Larry Speakes is beginning to say what Jody Powell and other press secretaries of recent presidents have said by midterm in their administrations: that the press is denigrating the President, making it difficult for him to govern.
Speakes, in his latest utterance on the subject, put it this way: ''Can the modern presidency survive the modern media? Can any man in public office stand up to the daily drumbeat of morning newspapers and the flashing symbols of evening news television shows?''
Speakes is particularly unhappy over what he calls the news media's tendency to downplay the President's success in bringing inflation down and, instead, to continually underscore the high unemployment rate.
''Every night,'' says Speakes, ''we have seen the unemployed line up and march across the television screen, and I certainly would not be one to make light of the people who are unemployed....But why is it that 10.8 percent unemployment is news but 89.2 percent of Americans who are employed and enjoy the highest standard of living are not?''
Speakes has a point. The media always tend to stress the bad news. This is based on a theory that people, no matter what they say, are drawn to the negative headline rather than to one that says something positive.
But Speakes is wrong about the press being responsible for recent one-term presidencies. The media, in the end, are the messenger, not the message. Nixon's message was one of corruption in the White House. That was what prevented him from completing more than one term.

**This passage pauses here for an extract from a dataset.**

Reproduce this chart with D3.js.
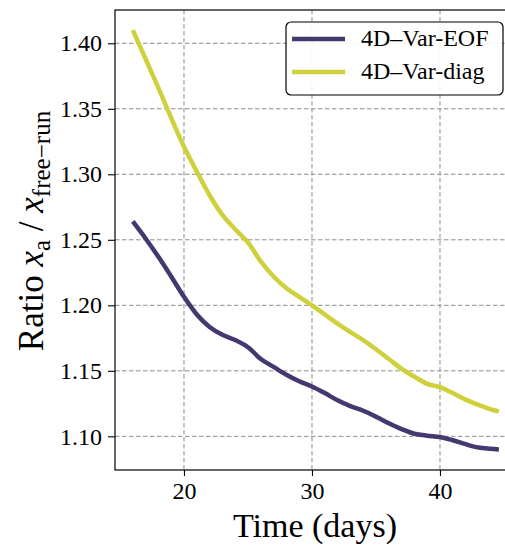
<!DOCTYPE html>
<html>
<head>
<meta charset="utf-8">
<script src="https://cdn.jsdelivr.net/npm/d3@7"></script>
<style>
  html, body { margin: 0; padding: 0; background: #fff; }
  svg { display: block; }
  text { font-family: "Liberation Serif", "Times New Roman", serif; fill: #000; }
</style>
</head>
<body>
<svg id="chart" width="505" height="546"></svg>
<script>
const days = [16,17,18,19,20,21,22,23,24,25,26,27,28,29,30,31,32,33,34,35,36,37,38,39,40,41,42,43,44,44.6];
const eofValues = [1.264,1.251,1.237,1.222,1.2065,1.193,1.1835,1.1775,1.1735,1.168,1.159,1.153,1.147,1.142,1.138,1.133,1.1275,1.123,1.1195,1.115,1.110,1.1055,1.102,1.1005,1.0995,1.097,1.094,1.0915,1.0905,1.090];
const diagValues = [1.410,1.388,1.366,1.343,1.321,1.302,1.284,1.269,1.258,1.248,1.2335,1.222,1.213,1.2065,1.200,1.193,1.186,1.1795,1.1735,1.1665,1.159,1.1515,1.1455,1.140,1.1375,1.133,1.128,1.124,1.1205,1.119];
const seriesNames = ["4D\u2013Var-EOF", "4D\u2013Var-diag"];
const seriesColors = ["#45386f", "#cfd13c"];
const xTicks = [20, 30, 40];
const yTicks = [1.10, 1.15, 1.20, 1.25, 1.30, 1.35, 1.40];

(function () {
const svg = d3.select("#chart");
const pLeft = 115, pTop = 10, pBottom = 470;
const x = d3.scaleLinear().domain([14.61, 46.5]).range([pLeft, pLeft + (46.5 - 14.61) * 12.8]);
const y = d3.scaleLinear().domain([1.0743, 1.4254]).range([pBottom, pTop]);
const pRight = x.range()[1];

// grid
const grid = svg.append("g");
grid.selectAll(".gx").data(xTicks).enter().append("line")
  .attr("x1", d => x(d)).attr("x2", d => x(d)).attr("y1", pTop).attr("y2", pBottom)
  .attr("stroke", "#8c8c8c").attr("stroke-width", 1).attr("stroke-dasharray", "4.5,2.5");
grid.selectAll(".gy").data(yTicks).enter().append("line")
  .attr("y1", d => y(d)).attr("y2", d => y(d)).attr("x1", pLeft).attr("x2", pRight)
  .attr("stroke", "#8c8c8c").attr("stroke-width", 1).attr("stroke-dasharray", "4.5,2.5");

// lines
const line = d3.line().x((d, i) => x(days[i])).y(d => y(d)).curve(d3.curveMonotoneX);
[eofValues, diagValues].forEach((vals, k) => {
  svg.append("path").datum(vals).attr("d", line)
    .attr("fill", "none").attr("stroke", seriesColors[k]).attr("stroke-width", 4.5)
    .attr("stroke-linejoin", "round").attr("stroke-linecap", "butt");
});

// axes
const xAxis = d3.axisBottom(x).tickValues(xTicks).tickFormat(d3.format("d")).tickSizeOuter(0).tickSizeInner(6).tickPadding(5);
const yAxis = d3.axisLeft(y).tickValues(yTicks).tickFormat(d3.format(".2f")).tickSizeOuter(0).tickSizeInner(7).tickPadding(6);
const gx = svg.append("g").attr("transform", `translate(0,${pBottom})`).call(xAxis);
const gy = svg.append("g").attr("transform", `translate(${pLeft},0)`).call(yAxis);
[gx, gy].forEach(g => {
  g.attr("font-family", null);
  g.select(".domain").remove();
  g.selectAll("line").attr("stroke", "#000").attr("stroke-width", 1.1);
  g.selectAll("text").style("font-family", '"Liberation Serif", serif').style("font-size", "24px").attr("fill", "#000");
});
gx.selectAll("text").attr("dy", "0.76em");

// spines
svg.append("rect").attr("x", pLeft).attr("y", pTop).attr("width", pRight - pLeft).attr("height", pBottom - pTop)
  .attr("fill", "none").attr("stroke", "#000").attr("stroke-width", 1.2);

// x label
svg.append("text").attr("x", 315).attr("y", 537).attr("text-anchor", "middle")
  .style("font-size", "34px").text("Time (days)");

// y label
const yl = svg.append("text").attr("transform", `translate(43,231) rotate(-90)`)
  .attr("text-anchor", "middle").style("font-size", "35px");
yl.append("tspan").text("Ratio ");
yl.append("tspan").style("font-style", "italic").text("x");
yl.append("tspan").attr("dy", 7).style("font-size", "25px").text("a");
yl.append("tspan").attr("dy", -7).text(" / ");
yl.append("tspan").style("font-style", "italic").text("x");
yl.append("tspan").attr("dy", 7).style("font-size", "25px").text("free\u2212run");

// legend
const lg = svg.append("g");
lg.append("rect").attr("x", 286).attr("y", 22).attr("width", 217).attr("height", 73).attr("rx", 5)
  .attr("fill", "#fff").attr("fill-opacity", 0.9).attr("stroke", "#000").attr("stroke-width", 1.2);
seriesNames.forEach((name, i) => {
  const ly = 39 + i * 33;
  lg.append("line").attr("x1", 292).attr("x2", 345).attr("y1", ly).attr("y2", ly)
    .attr("stroke", seriesColors[i]).attr("stroke-width", 4.5);
  lg.append("text").attr("x", 361).attr("y", ly + 7).style("font-size", "24px").text(name);
});
})();
</script>
</body>
</html>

Ford really had a good press. Reporters liked him a lot. It can be argued that his pardoning of Nixon was the main reason Ford lost out in that razor-edge decision to Carter.
The media did not destroy Carter. Had it not been for the Kennedy challenge and the hostages-in-Iran problem Carter might have survived. But he was also the victim of a growing public desire to try new approaches to dealing with the economy.
So it was Carter's message, together with a likable opponent who had some different ideas about solving economic problems, that brought about the demise of the Carter administration after just four years.
Lyndon Johnson was only elected once. But Vietnam, not the media, did him in.
Eisenhower had two terms. And, while popular, he always had a press to deal with that was quite cynical about his abilities and eager to report anything that might denigrate him: his frequent golfing, the gifts he received, and his scrambled syntax in impromptu comments.
Speakes would probably say that Ike was an exception, being a great war hero. To some extent he probably was. Ike's personality and smile were particularly appealing. Virtually everyone would concede, ''I like Ike.''
But what Speakes doesn't seem to realize is that Reagan is doing quite well with the public - despite those negative stories about him. There's a lot of ''I like Reagan'' out there. The message that Reagan is doing a pretty good job is getting through to the public at large.
In the Southeast this reporter found the same public support for Reagan that is reported in the polls. Yes, it has been flagging a bit of late. But his constituents are inclined to say that the President inherited his problems from previous administrations and is doing the best he can to turn things around. Congress is accused of causing most of the problems in the past, and of still standing in the way of Reagan doing what he would like to do about the economy.
Within the white community in the middle- and upper-income brackets - where Reagan gets most of his support - the people like his message. And they scorn the media, particularly the network news programs, that tend to try to punch holes in the Reagan record.